**THE EXERCISE:**
Begin with the first line of the material and copy each line word for word through the line that contains "Chart.register(...registerables);"; the pictures are left out.

**RECORDS PROVIDED:**
• • • •

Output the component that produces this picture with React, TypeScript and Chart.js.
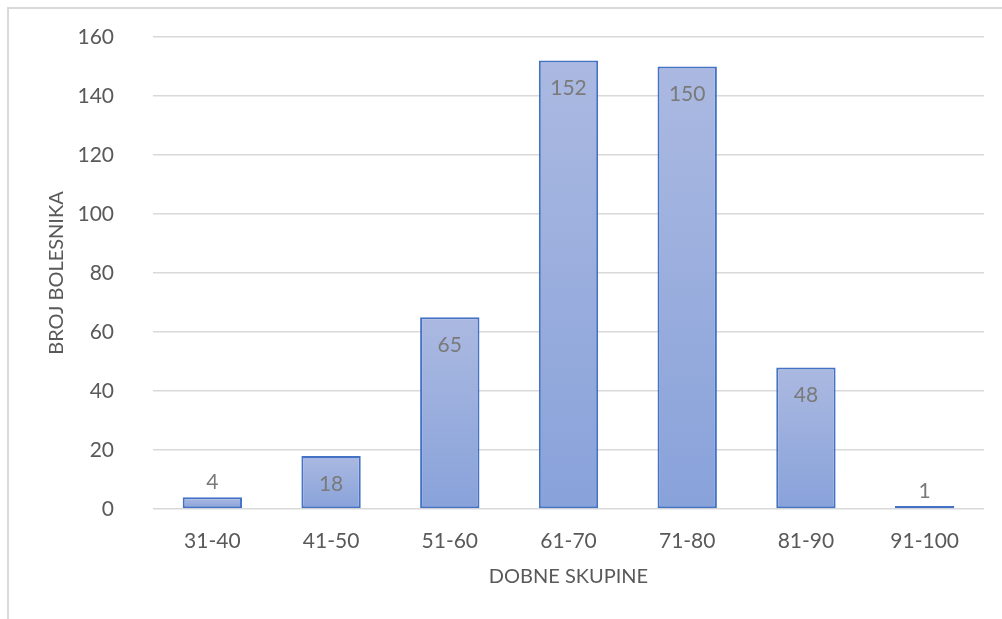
import React, { useEffect, useRef } from "react";
import { Chart, registerables } from "chart.js";

Chart.register(...registerables);

const categories = ["31-40", "41-50", "51-60", "61-70", "71-80", "81-90", "91-100"];
const patients = [4, 18, 65, 152, 150, 48, 1];
const yTitle = "BROJ BOLESNIKA";
const xTitle = "DOBNE SKUPINE";

const FONT = "Lato, 'Open Sans', sans-serif";

const barFill = (c: any) => {
  const chart = c.chart;
  const y = chart.scales?.y;
  if (!chart.chartArea || !y || c.raw == null) return "#9aafdf";
  const top = y.getPixelForValue(c.raw);
  const base = y.getPixelForValue(0);
  const g = chart.ctx.createLinearGradient(0, Math.min(top, base), 0, Math.max(top, base) + 0.01);
  g.addColorStop(0, "#abb9e1");
  g.addColorStop(1, "#88a2da");
  return g;
};

const labelPlugin = {
  id: "valueLabels",
  afterDatasetsDraw(chart: any) {
    const ctx = chart.ctx;
    const ds = chart.data.datasets[0];
    ctx.save();
    ctx.font = `21px ${FONT}`;
    ctx.fillStyle = "#7a7a7a";
    ctx.textAlign = "center";
    ctx.textBaseline = "middle";
    chart.getDatasetMeta(0).data.forEach((el: any, i: number) => {
      const h = el.base - el.y;
      const y = h > 30 ? el.y + 28 : el.y - 15;
      ctx.fillText(String(ds.data[i]), el.x, y);
    });
    ctx.restore();
  },
};

export default function App() {
  const ref = useRef<HTMLCanvasElement>(null);
  useEffect(() => {
    const chart = new Chart(ref.current!, {
      type: "bar",
      data: {
        labels: categories,
        datasets: [
          {
            data: patients,
            backgroundColor: barFill,
            borderColor: "#4472c4",
            borderWidth: 2,
            borderSkipped: false,
            barPercentage: 0.5,
            categoryPercentage: 1,
          },
        ],
      },
      options: {
        responsive: false,
        animation: false,
        layout: { padding: { top: 29, right: 18, left: 0, bottom: 0 } },
        plugins: { legend: { display: false }, tooltip: { enabled: false } },
        scales: {
          x: {
            grid: { display: false, drawTicks: false },
            border: { display: false },
            ticks: { color: "#595959", font: { family: FONT, size: 21 }, padding: 20 },
            title: {
              display: true,
              text: xTitle,
              color: "#595959",
              font: { family: FONT, size: 20 },
              padding: { top: 0, bottom: 30 },
            },
            afterFit: (s: any) => {
              s.height = 110;
            },
          },
          y: {
            min: 0,
            max: 160,
            grid: {
              color: "#d9d9d9",
              lineWidth: 1.5,
              drawTicks: true,
              tickLength: 39,
              tickColor: "rgba(0,0,0,0)",
            },
            border: { display: false },
            ticks: { stepSize: 20, color: "#595959", font: { family: FONT, size: 21 }, padding: 0 },
            title: {
              display: true,
              text: yTitle,
              color: "#595959",
              font: { family: FONT, size: 20 },
              padding: { top: 37, bottom: 0 },
            },
            afterFit: (s: any) => {
              s.width = 145;
            },
          },
        },
      },
      plugins: [labelPlugin],
    });
    return () => chart.destroy();
  }, []);

  return (
    <div style={{ position: "fixed", left: 0, top: 0, width: 1002, height: 619, background: "#fff", overflow: "hidden" }}>
      <div
        style={{
          position: "absolute",
          left: 7,
          top: 7,
          width: 995,
          height: 612,
          borderLeft: "2px solid #d9d9d9",
          borderTop: "2px solid #d9d9d9",
          boxSizing: "border-box",
        }}
      />
      <canvas ref={ref} width={994} height={611} style={{ position: "absolute", left: 8, top: 8 }} />
    </div>
  );
}
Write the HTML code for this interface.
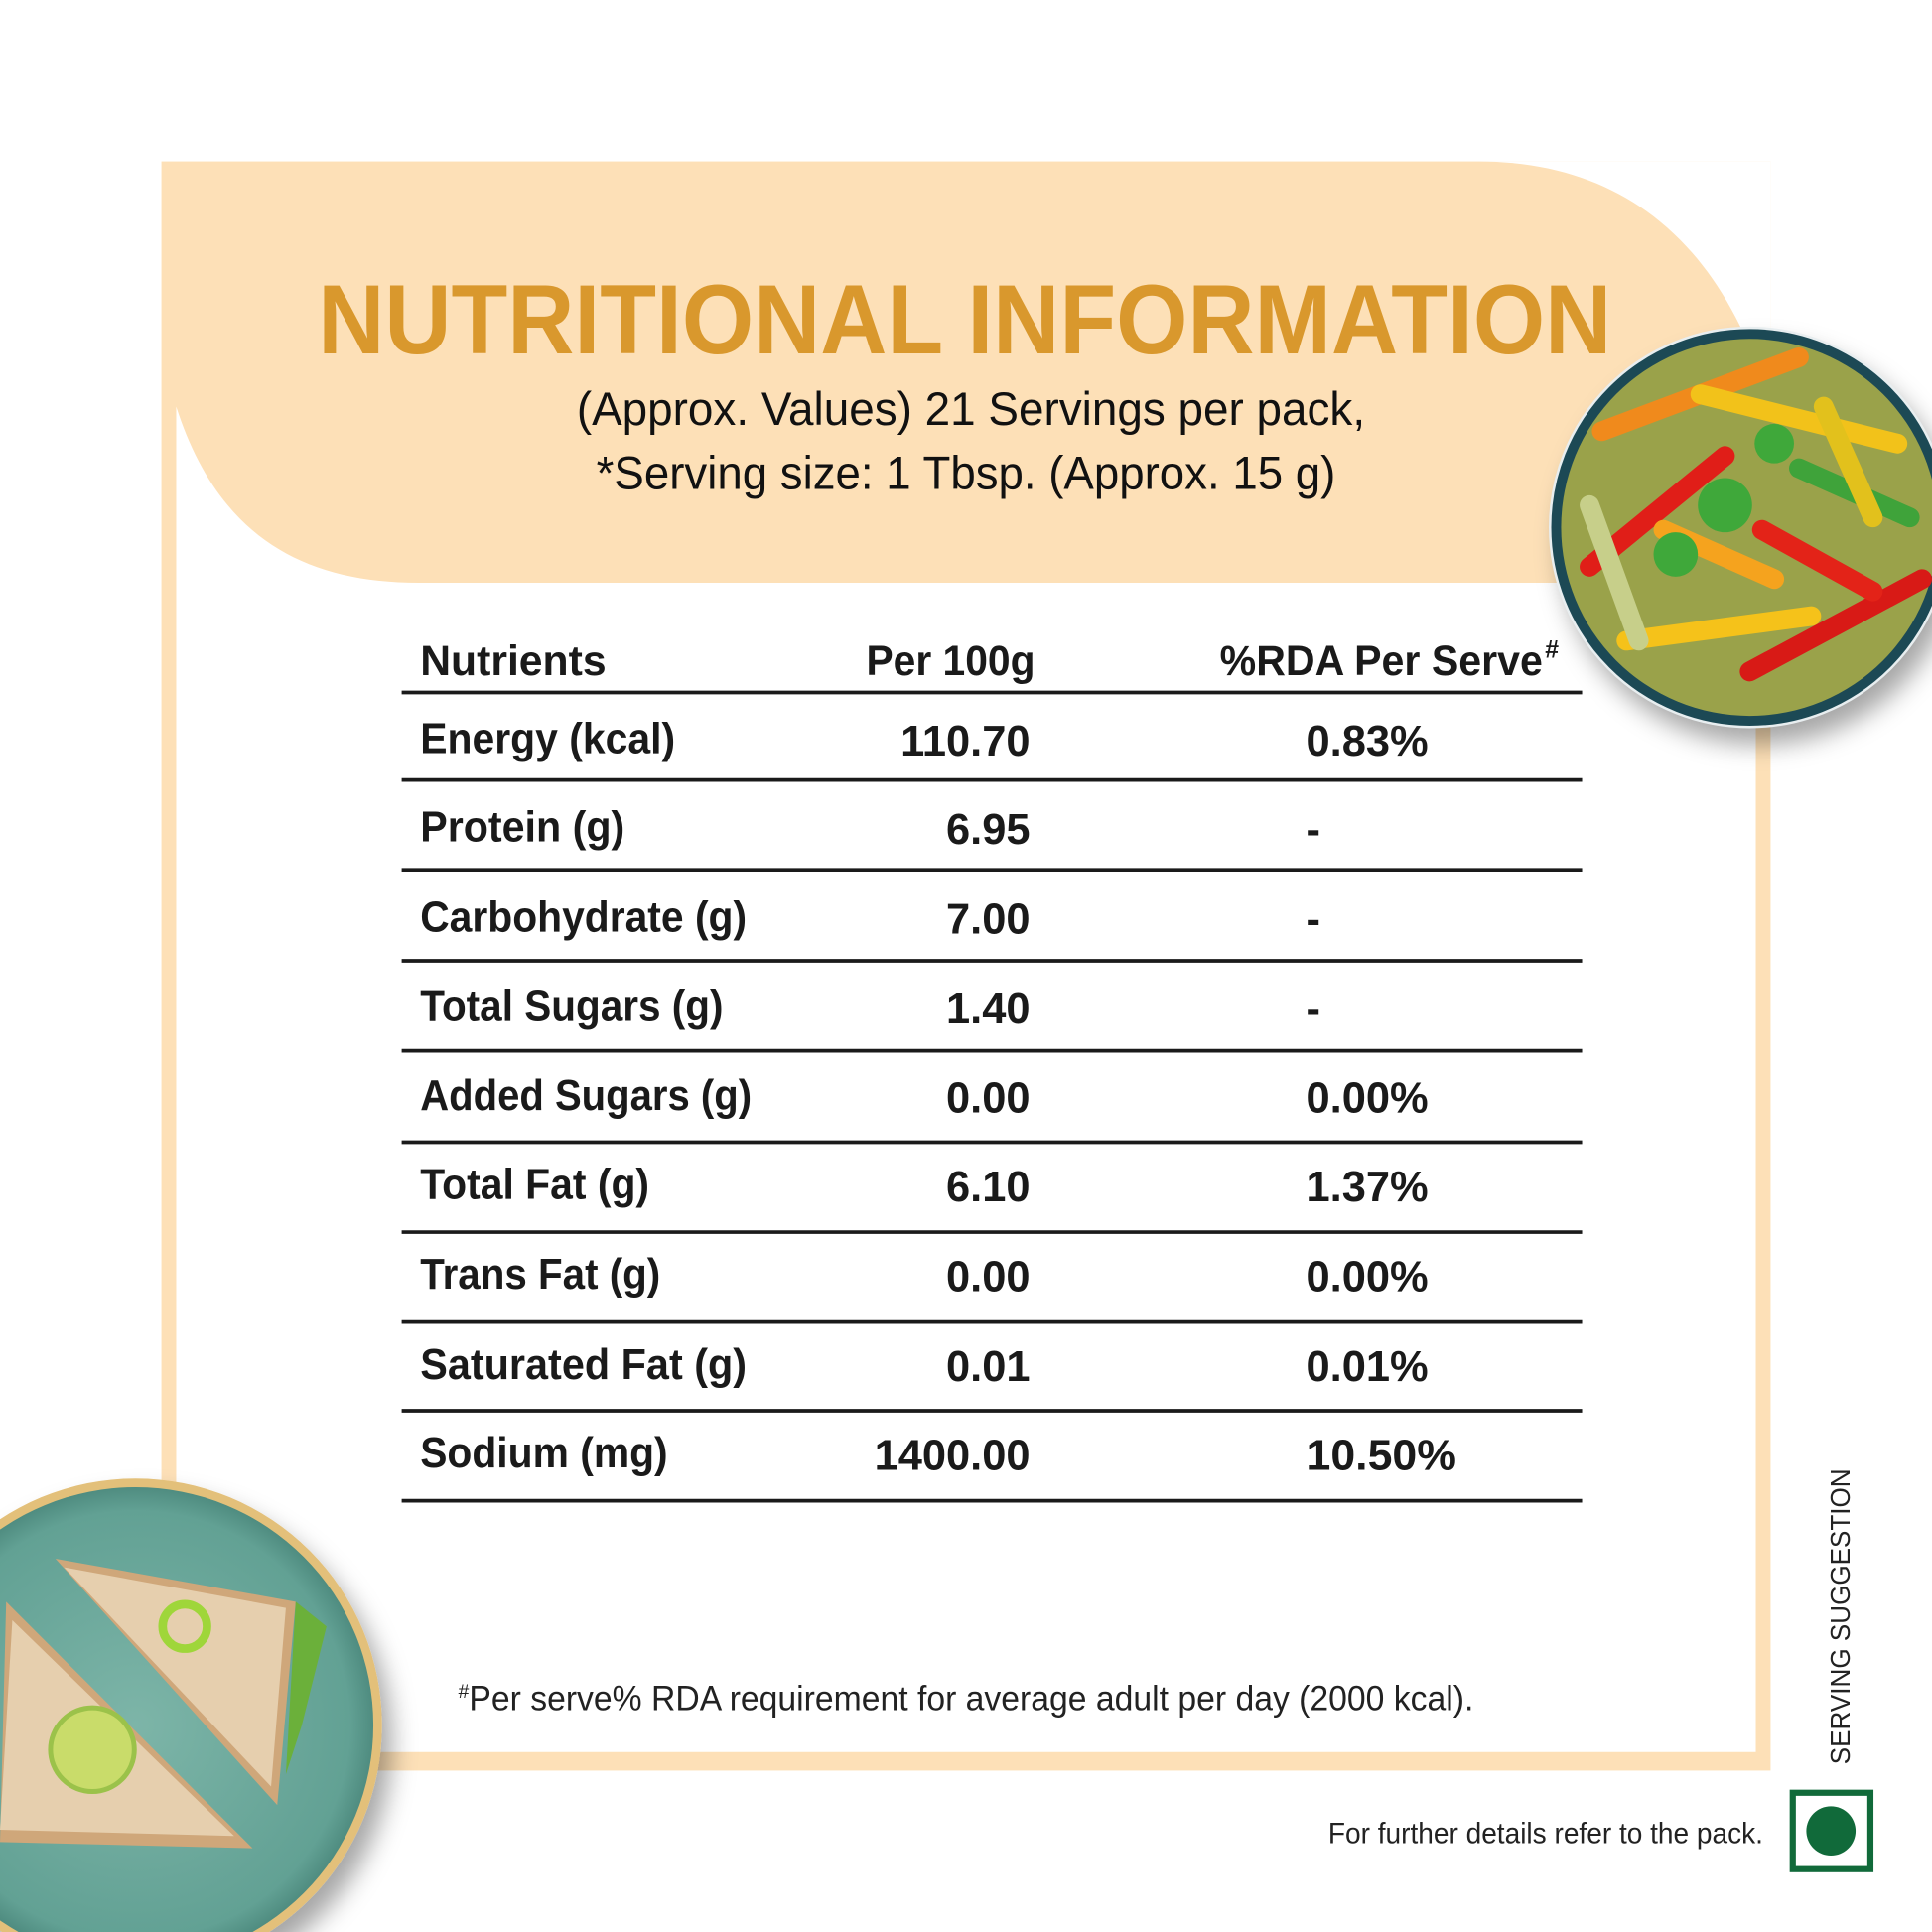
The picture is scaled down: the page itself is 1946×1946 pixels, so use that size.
<!DOCTYPE html>
<html><head><meta charset="utf-8"><style>
html,body{margin:0;padding:0;background:#fff;}
svg{display:block;}
text{font-family:"Liberation Sans Narrow","Liberation Sans",sans-serif;}
</style></head><body>
<svg width="1946" height="1946" viewBox="0 0 1568 1568" xmlns="http://www.w3.org/2000/svg">
<defs>
<radialGradient id="plate" cx="0.5" cy="0.5" r="0.5"><stop offset="0" stop-color="#7db5a8"/><stop offset="0.9" stop-color="#62a194"/><stop offset="1" stop-color="#4f8c80"/></radialGradient>
<filter id="sh" x="-30%" y="-30%" width="160%" height="160%"><feDropShadow dx="8" dy="14" stdDeviation="10" flood-color="#000" flood-opacity="0.35"/></filter>
</defs>
<rect width="1568" height="1568" fill="#fff"/>
<rect x="131" y="131" width="1306" height="1306" fill="#fde0b7"/>
<path d="M143 330 C175 430 240 473 340 473 L1425 473 L1425 1422 L143 1422 Z" fill="#fff"/>
<path d="M1200 131 C1320 131 1400 200 1437 330 L1437 131 Z" fill="#fff"/>
<text x="783" y="287" text-anchor="middle" font-size="80" font-weight="bold" fill="#d9982d" textLength="1050" lengthAdjust="spacingAndGlyphs">NUTRITIONAL INFORMATION</text>
<text x="788" y="345" text-anchor="middle" font-size="38" fill="#111" textLength="640" lengthAdjust="spacingAndGlyphs">(Approx. Values) 21 Servings per pack,</text>
<text x="784" y="397" text-anchor="middle" font-size="38" fill="#111" textLength="600" lengthAdjust="spacingAndGlyphs">*Serving size: 1 Tbsp. (Approx. 15 g)</text>
<g font-size="34" font-weight="bold" fill="#1a1a1a">
<text x="341" y="548" textLength="151" lengthAdjust="spacingAndGlyphs">Nutrients</text>
<text x="840" y="548" text-anchor="end" textLength="137" lengthAdjust="spacingAndGlyphs">Per 100g</text>
<text x="990" y="548" textLength="262" lengthAdjust="spacingAndGlyphs">%RDA Per Serve</text><text x="1254" y="534" font-size="20">#</text>
</g>
<g stroke="#1a1a1a" stroke-width="3">
<line x1="326" x2="1284" y1="562" y2="562"/><line x1="326" x2="1284" y1="633" y2="633"/>
<line x1="326" x2="1284" y1="706" y2="706"/><line x1="326" x2="1284" y1="780" y2="780"/>
<line x1="326" x2="1284" y1="853" y2="853"/><line x1="326" x2="1284" y1="927" y2="927"/>
<line x1="326" x2="1284" y1="1000" y2="1000"/><line x1="326" x2="1284" y1="1073" y2="1073"/>
<line x1="326" x2="1284" y1="1145" y2="1145"/><line x1="326" x2="1284" y1="1218" y2="1218"/>
</g>
<g font-size="35" fill="#1a1a1a" font-weight="bold" lengthAdjust="spacingAndGlyphs">
<text x="341" y="611" textLength="207" lengthAdjust="spacingAndGlyphs">Energy (kcal)</text><text x="836" y="613" text-anchor="end">110.70</text><text x="1060" y="613">0.83%</text>
<text x="341" y="683" textLength="166" lengthAdjust="spacingAndGlyphs">Protein (g)</text><text x="836" y="685" text-anchor="end">6.95</text><text x="1060" y="685">-</text>
<text x="341" y="756" textLength="265" lengthAdjust="spacingAndGlyphs">Carbohydrate (g)</text><text x="836" y="758" text-anchor="end">7.00</text><text x="1060" y="758">-</text>
<text x="341" y="828" textLength="246" lengthAdjust="spacingAndGlyphs">Total Sugars (g)</text><text x="836" y="830" text-anchor="end">1.40</text><text x="1060" y="830">-</text>
<text x="341" y="901" textLength="269" lengthAdjust="spacingAndGlyphs">Added Sugars (g)</text><text x="836" y="903" text-anchor="end">0.00</text><text x="1060" y="903">0.00%</text>
<text x="341" y="973" textLength="186" lengthAdjust="spacingAndGlyphs">Total Fat (g)</text><text x="836" y="975" text-anchor="end">6.10</text><text x="1060" y="975">1.37%</text>
<text x="341" y="1046" textLength="195" lengthAdjust="spacingAndGlyphs">Trans Fat (g)</text><text x="836" y="1048" text-anchor="end">0.00</text><text x="1060" y="1048">0.00%</text>
<text x="341" y="1119" textLength="265" lengthAdjust="spacingAndGlyphs">Saturated Fat (g)</text><text x="836" y="1121" text-anchor="end">0.01</text><text x="1060" y="1121">0.01%</text>
<text x="341" y="1191" textLength="201" lengthAdjust="spacingAndGlyphs">Sodium (mg)</text><text x="836" y="1193" text-anchor="end">1400.00</text><text x="1060" y="1193" textLength="122" lengthAdjust="spacingAndGlyphs">10.50%</text>
</g>
<text x="372" y="1388" font-size="28" fill="#222" textLength="824" lengthAdjust="spacingAndGlyphs"><tspan font-size="16" dy="-10">#</tspan><tspan dy="10">Per serve% RDA requirement for average adult per day (2000 kcal).</tspan></text>
<text x="1431" y="1496" font-size="24" fill="#222" text-anchor="end" textLength="353" lengthAdjust="spacingAndGlyphs">For further details refer to the pack.</text>
<text transform="translate(1501,1432) rotate(-90)" font-size="22" fill="#222" textLength="240" lengthAdjust="spacingAndGlyphs">SERVING SUGGESTION</text>
<rect x="1455" y="1455" width="63" height="62" fill="#fff" stroke="#116a3a" stroke-width="5"/>
<circle cx="1486" cy="1486" r="20" fill="#116a3a"/>
<g filter="url(#sh)"><circle cx="1420" cy="428" r="162" fill="#1f4a55"/></g>
<circle cx="1420" cy="428" r="162" fill="none" stroke="#e8eef0" stroke-width="2"/>
<circle cx="1420" cy="428" r="153" fill="#9aa24a"/>
<g stroke-linecap="round" stroke-width="16">
<line x1="1300" y1="350" x2="1460" y2="290" stroke="#f08a1c"/>
<line x1="1290" y1="460" x2="1400" y2="370" stroke="#e01e18"/>
<line x1="1380" y1="320" x2="1540" y2="360" stroke="#f2c21a"/>
<line x1="1320" y1="520" x2="1470" y2="500" stroke="#f5c21a"/>
<line x1="1420" y1="545" x2="1560" y2="470" stroke="#d81a16"/>
<line x1="1430" y1="430" x2="1520" y2="480" stroke="#e32318"/>
<line x1="1460" y1="380" x2="1550" y2="420" stroke="#3fa33a"/>
<line x1="1290" y1="410" x2="1330" y2="520" stroke="#c7cf8a"/>
<line x1="1350" y1="430" x2="1440" y2="470" stroke="#f5a31e"/>
<line x1="1480" y1="330" x2="1520" y2="420" stroke="#e2c11c"/>
</g>
<g fill="#3fa83a"><circle cx="1400" cy="410" r="22"/><circle cx="1440" cy="360" r="16"/><circle cx="1360" cy="450" r="18"/></g>
<g filter="url(#sh)"><circle cx="110" cy="1400" r="200" fill="#e3c07a"/></g>
<circle cx="110" cy="1400" r="193" fill="url(#plate)"/>
<path d="M45 1265 L240 1300 L225 1465 Z" fill="#cfa77a"/>
<path d="M52 1272 L232 1305 L220 1450 Z" fill="#e6cfae"/>
<path d="M5 1300 L205 1500 L0 1495 Z" fill="#cfa77a"/>
<path d="M10 1315 L190 1490 L0 1485 Z" fill="#e6cfae"/>
<circle cx="75" cy="1420" r="34" fill="#c9dc6a" stroke="#9bc24a" stroke-width="4"/>
<circle cx="150" cy="1320" r="18" fill="none" stroke="#9fd63a" stroke-width="7"/>
<path d="M240 1300 L265 1320 L245 1400 L232 1440 Z" fill="#6bb03a"/>
</svg>
</body></html>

• • • •

**TASK ANSWER:**
Output the component that produces this picture with React, TypeScript and Chart.js.
import React, { useEffect, useRef } from "react";
import { Chart, registerables } from "chart.js";

Chart.register(...registerables);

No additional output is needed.